Designer Ralph Lauren is to step down as head of the fashion company he founded almost 40 years ago, it was announced on 30 September. From expanding into women's fashion, children's fashion, homeware and recently into the restaurant trade, Lauren has had a career many dream of. He is also the founder of the Pink Pony Campaign that fights to raise awareness about cancer. IBTimes looks back on the life and career of the man behind the preppy Ralph Lauren brand that many have grown to love.
Ralph Lauren Corporation: How it all began
Ralph Lauren started his fashion empire in the late Sixties but at the time it was called Polo Fashions and they only designed neckties.
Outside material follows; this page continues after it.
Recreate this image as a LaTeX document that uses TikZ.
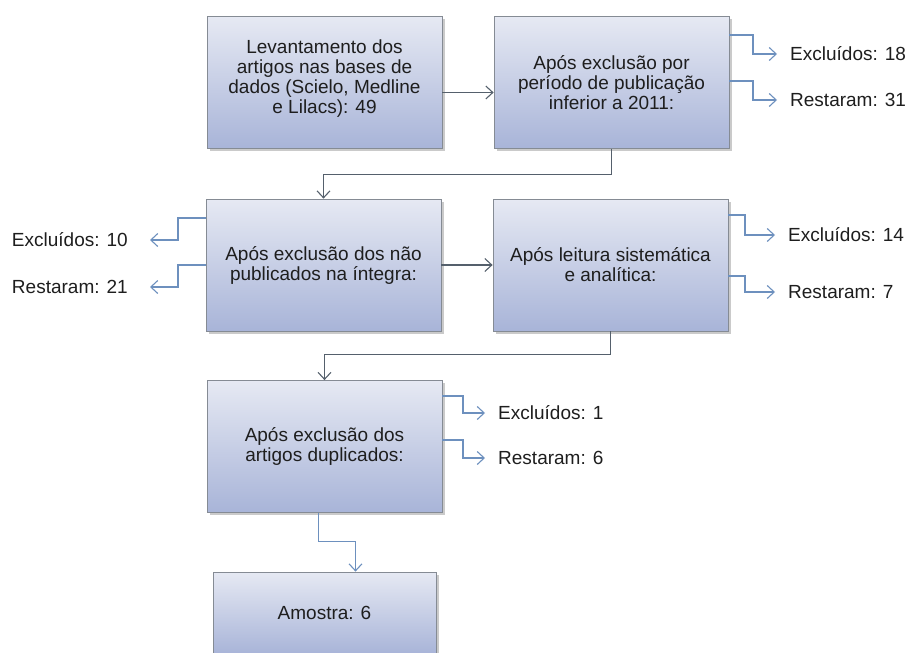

However, before Lauren's necktie business was started, the designer studied business at Baruch College in Manhattan, New York, for two years. He also served in the US Army Reserves for two years, before getting a retail sales job at Brooks Brothers. He then left to join the manufacturing company, Beau Brummell.
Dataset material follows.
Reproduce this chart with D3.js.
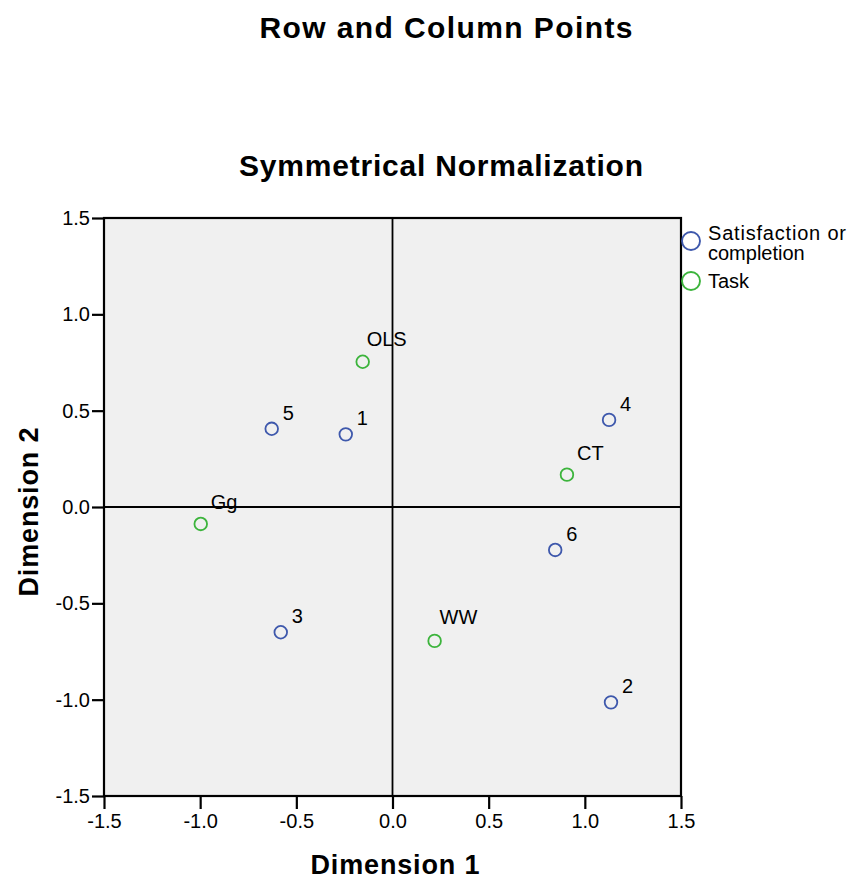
<!DOCTYPE html>
<html>
<head>
<meta charset="utf-8">
<script src="https://cdn.jsdelivr.net/npm/d3@7"></script>
<style>
  html, body { margin: 0; padding: 0; background: #ffffff; }
  svg { display: block; font-family: "Liberation Sans", Arial, sans-serif; }
</style>
</head>
<body>
<svg id="chart" width="851" height="882"></svg>
<script>
// Correspondence analysis: row and column points (symmetrical normalization)
const rowLabels = ["1", "2", "3", "4", "5", "6"];
const rowDim1 = [-0.243, 1.136, -0.581, 1.126, -0.628, 0.846];
const rowDim2 = [0.377, -1.014, -0.650, 0.452, 0.406, -0.223];

const colLabels = ["OLS", "Gg", "CT", "WW"];
const colDim1 = [-0.155, -0.997, 0.907, 0.219];
const colDim2 = [0.754, -0.088, 0.168, -0.695];

const tickValues = [-1.5, -1.0, -0.5, 0.0, 0.5, 1.0, 1.5];
const seriesNames = ["Satisfaction or completion", "Task"];

const colors = { row: "#3e58ac", col: "#3cb43c" };

// label placement relative to each marker
const labelOffset = {
  "OLS": [4, -16], "Gg": [10, -15], "CT": [10, -15], "WW": [5, -17]
};
const defaultOffset = [11, -9];

const svg = d3.select("#chart");

const x = d3.scaleLinear().domain([-1.5, 1.5]).range([104, 681]);
const y = d3.scaleLinear().domain([-1.5, 1.5]).range([796, 218]);

// titles
svg.append("text")
  .attr("x", 446).attr("y", 38)
  .attr("text-anchor", "middle")
  .attr("font-size", 30).attr("font-weight", "bold")
  .attr("textLength", 373).attr("lengthAdjust", "spacing")
  .text("Row and Column Points");

svg.append("text")
  .attr("x", 441).attr("y", 176)
  .attr("text-anchor", "middle")
  .attr("font-size", 30).attr("font-weight", "bold")
  .attr("textLength", 404).attr("lengthAdjust", "spacing")
  .text("Symmetrical Normalization");

// plot background
svg.append("rect")
  .attr("x", x(-1.5)).attr("y", y(1.5))
  .attr("width", x(1.5) - x(-1.5)).attr("height", y(-1.5) - y(1.5))
  .attr("fill", "#f0f0f0");

// reference lines through the origin
svg.append("line")
  .attr("x1", x(-1.5)).attr("x2", x(1.5))
  .attr("y1", y(0)).attr("y2", y(0))
  .attr("stroke", "#000").attr("stroke-width", 1.8);
svg.append("line")
  .attr("x1", x(0)).attr("x2", x(0))
  .attr("y1", y(-1.5)).attr("y2", y(1.5))
  .attr("stroke", "#000").attr("stroke-width", 1.8);

// axes
const fmt = d => d.toFixed(1);
const xAxis = svg.append("g")
  .attr("transform", `translate(0,${y(-1.5)})`)
  .call(d3.axisBottom(x).tickValues(tickValues).tickFormat(fmt).tickSize(13).tickPadding(5));
const yAxis = svg.append("g")
  .attr("transform", `translate(${x(-1.5)},0)`)
  .call(d3.axisLeft(y).tickValues(tickValues).tickFormat(fmt).tickSize(12).tickPadding(2));

[xAxis, yAxis].forEach(g => {
  g.selectAll("text").attr("font-size", 20).attr("fill", "#000")
    .attr("font-family", "'Liberation Sans', Arial, sans-serif");
  g.selectAll("line").attr("stroke", "#000").attr("stroke-width", 2.2);
  g.select(".domain").remove();
});

// frame
svg.append("rect")
  .attr("x", x(-1.5)).attr("y", y(1.5))
  .attr("width", x(1.5) - x(-1.5)).attr("height", y(-1.5) - y(1.5))
  .attr("fill", "none").attr("stroke", "#000").attr("stroke-width", 2.2);

// axis titles
svg.append("text")
  .attr("x", 395).attr("y", 874)
  .attr("text-anchor", "middle")
  .attr("font-size", 27).attr("font-weight", "bold")
  .attr("textLength", 169).attr("lengthAdjust", "spacing")
  .text("Dimension 1");

svg.append("text")
  .attr("transform", "translate(38,512) rotate(-90)")
  .attr("text-anchor", "middle")
  .attr("font-size", 27).attr("font-weight", "bold")
  .attr("textLength", 169).attr("lengthAdjust", "spacing")
  .text("Dimension 2");

// points
const rows = rowLabels.map((l, i) => ({ label: l, d1: rowDim1[i], d2: rowDim2[i], color: colors.row }));
const cols = colLabels.map((l, i) => ({ label: l, d1: colDim1[i], d2: colDim2[i], color: colors.col }));
const all = rows.concat(cols);

const pts = svg.append("g").selectAll("g").data(all).join("g");
pts.append("circle")
  .attr("cx", d => x(d.d1)).attr("cy", d => y(d.d2))
  .attr("r", 6.3)
  .attr("fill", "none")
  .attr("stroke", d => d.color).attr("stroke-width", 1.8);
pts.append("text")
  .attr("x", d => x(d.d1) + (labelOffset[d.label] || defaultOffset)[0])
  .attr("y", d => y(d.d2) + (labelOffset[d.label] || defaultOffset)[1])
  .attr("font-size", 20)
  .attr("fill", "#000")
  .text(d => d.label);

// legend
const legend = svg.append("g");
legend.append("circle").attr("cx", 691).attr("cy", 241).attr("r", 9)
  .attr("fill", "none").attr("stroke", colors.row).attr("stroke-width", 1.9);
legend.append("text").attr("x", 708).attr("y", 240).attr("font-size", 20)
  .attr("textLength", 138).attr("lengthAdjust", "spacing")
  .text("Satisfaction or");
legend.append("text").attr("x", 708).attr("y", 260).attr("font-size", 20)
  .text("completion");
legend.append("circle").attr("cx", 691).attr("cy", 281).attr("r", 9)
  .attr("fill", "none").attr("stroke", colors.col).attr("stroke-width", 1.9);
legend.append("text").attr("x", 708).attr("y", 288).attr("font-size", 20)
  .text(seriesNames[1]);
</script>
</body>
</html>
In 1967 the president of Beau Brummell agreed to let Lauren start his own line after he secured a $50,000 (£33,000) loan from Norman Hilton. Lauren's ties were said to have gone against the general necktie trend of that time period, being wide and handmade from high-end fabrics. They were sold at large department stores, such as Bloomingdale's, where Lauren would deliver them himself. In the beginning, Lauren worked in a showroom in the Empire State Building but he sold $500,000 (£330,700) worth of neckties during the first year of starting Polo. It wasn't long before the company expanded into men's clothing.
From an entrepreneur to a fashion guru
In 1970 Ralph Lauren won the Coty Award for his menswear designs. Proving he wasn't going to stop there, his award encouraged him to go on to design suits for women – a ground-breaking design for its time that mirrored the style of a classic male suit. One year later, in 1972, his infamous short-sleeved polo shirts were released in 24 different colours and established the company's signature look for decades to come.
Since then, Lauren has gone on to create Ralph Lauren Purple, a luxury clothing line, Ralph Lauren home, a home-furnishing collection, as well as a variety of fragrances. The Ralph Lauren Corporation went public in 1997 and began trading on the New York Stock Exchange.
In 2015 Forbes estimated that the designer's net worth was roughly $7bn (£4.6bn).
The company nears bankruptcy despite its success
What many don't know is that despite the ever-increasing expansion of the Ralph Lauren brand, the fashion designer was not without troubles. In the late Seventies Lauren was struggling to manage the company's finances successfully. Despite having just won the Coty Award and the new polo shorts being exceptionally successful, Lauren realised he needed help or the business wasn't going to survive. CNN reports that the designer then invested $100,000 (£66,000) of his personal money into the business and recruited Peter Storm from Norman Hilton as his business partner. Lauren then kept 90% of the company profits, while Storm kept 10%.
The designer also suffered personal problems with his health and was required to undergo surgery in 1987 to remove a brain tumour.
Ralph Lauren, the designer: Special and noteworthy achievements
Ralph Lauren is the official designer of the uniforms for the US Olympic team from 2008 to 2020, as well as for the US Open and Wimbledon Tennis Championships in 2015.
In 2009 Lauren won the CFDA Popular Vote Award, which sees the public voting for its favourite designer. The following year he received France's highest honour, the Chevalier de la Legion d'Honneur, from then French President Nicolas Sarkozy.
Ralph Lauren is the only designer ever to have won all four top honours of the Council of Fashion Designers of America, including the Lifetime Achievement Award.
Controversy: Olympic uniforms made in China
Ralph Lauren came under fire in 2012 when it was revealed that the US Olympic uniforms had been made in China, rather than in the United States. Prominent figures, such as actress Mia Farrow, senate majority leader Harry Reid and former American Olympic swimmer Dara Torres, all joined the public in condemning Ralph Lauren. The company responded by promising that the uniforms for the 2014 Winter Olympic Games would be made in the United States.
Not just a fashion designer: Ralph Lauren's philanthropic work
Ralph Lauren is not only known for his success in the fashion industry, but has also contributed significantly as a philanthropist.
His first venture was the Nina Hyde Center for Breast Cancer Research, set up in 1989 at Georgetown University. In 1994, following on from his dedication to fighting breast cancer, the designer set up the Fashion Targets Breast Cancer Initiative, a project that raises public awareness and funds to fight the disease both within the United States as well as internationally.
A few years later, he set up the Polo Ralph Lauren Foundation to support causes, ranging from cancer care and prevention to educational and literacy programs, as well as restoration and preservation efforts.